Blue Sky Energy announces that RTO Target, EV Technology Group Inc., Closes $5.4 million Concurrent Financing
2022年3月16日 - 6:00AM
Blue Sky Energy Inc. (“
BSI”) (NEX:BSI) is pleased
to announce that EV Technology Group Inc. (“
EVT”)
has closed the first tranche of its concurrent subscription receipt
financing (the “
Financing”) at a subscription
price of C$1 per subscription receipt (“
Subscription
Receipt”) for aggregate gross proceeds of C$5.4 million.
As disclosed in its January 19, 2022 press
release, BSI entered into an amalgamation agreement with EVT for
the purpose of completing a reverse take-over transaction by way of
a three-corner amalgamation (the “Amalgamation”)
with EVT (the “RTO”) pursuant to which (i) EVT
would become a wholly-owned subsidiary of BSI, and (ii) BSI would
change its name to “EV Technology Group Inc.” (the
“Name Change”) and operate the
EVT business as the resulting issuer of the RTO (the
“Resulting Issuer”). The completion of the
Financing represents a key milestone to closing the RTO, upon which
it is expected that the common shares of the Resulting Issuer will
be listed for trading on the Neo Exchange Inc.
(“NEO”).
BSI and EVT have both already secured the
requisite shareholder approval in connection with the RTO. BSI held
its annual and special meeting of shareholders on February 17, 2022
at which the BSI shareholders approved, among other things, the
Name Change, the new slate of directors who shall join the board
upon closing of the RTO, the consolidation of the common shares of
BSI (the “BSI Shares”) on an up to four to one
basis and the delisting of the BSI Shares from the TSX Venture
Exchange (the “TSXV”). EVT held its annual meeting
of shareholders on March 1, 2022 at which the EVT shareholders
approved the proposed Amalgamation. BSI and EVT will continue to
complete the remaining conditions to closing the RTO and will
provide a further update on the status and timing of the RTO in the
next several weeks, including any additional tranches of the
Financing.
“It is great to have the financing completed
which shows the support we have received from investors who
continue to back our vision of taking iconic brands and making them
electric.
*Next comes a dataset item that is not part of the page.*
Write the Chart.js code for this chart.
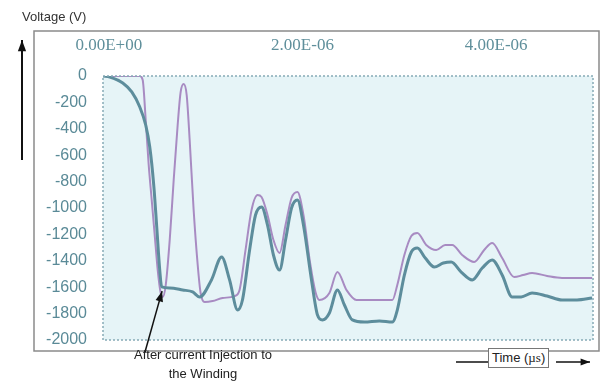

This will be the first step of many as we embark on our
mission to electrify iconic driving experiences across the globe,”
said EVT Founder and CEO, Wouter Witvoet.
The Subscription Receipts were created and
issued pursuant to the terms of a subscription receipt agreement
dated March 15, 2022 among BSI, EVT and a subscription receipt
agent. Each Subscription Receipt will be automatically exchanged,
without payment of additional consideration or further action by
the holder thereof, into a fraction of an EVT common share equal to
1/4.7 (or approximately 0.21276596 of an EVT common share), subject
to adjustment in certain events, immediately prior to the
completion of the RTO upon the satisfaction or waiver of certain
conditions precedent to the RTO and certain other ancillary
conditions customary for transactions of this nature (collectively,
the “Release Conditions”) at or before the release
deadline of July 13, 2022. Each EVT common share will be
automatically exchanged for 4.7 common shares of the Resulting
Issuer upon completion of the RTO, such that holders of
Subscription Receipts will ultimately be entitled to receive one
Resulting Issuer common share for each Subscription Receipt.
On closing of the Financing, the aggregate
proceeds from the Financing were delivered to and are being held by
the subscription receipt agent in escrow and will be released from
escrow to EVT upon satisfaction of the applicable Release
Conditions prior to the release deadline. In the event that the
Release Conditions are not satisfied on or before the release
deadline, or prior to the release deadline, EVT announces that it
does not intend to, or will be unable to, satisfy the Release
Conditions, holders of the Subscription Receipts shall be entitled
to receive from the subscription receipt agent an amount equal to
the aggregate subscription price of the Subscription Receipts.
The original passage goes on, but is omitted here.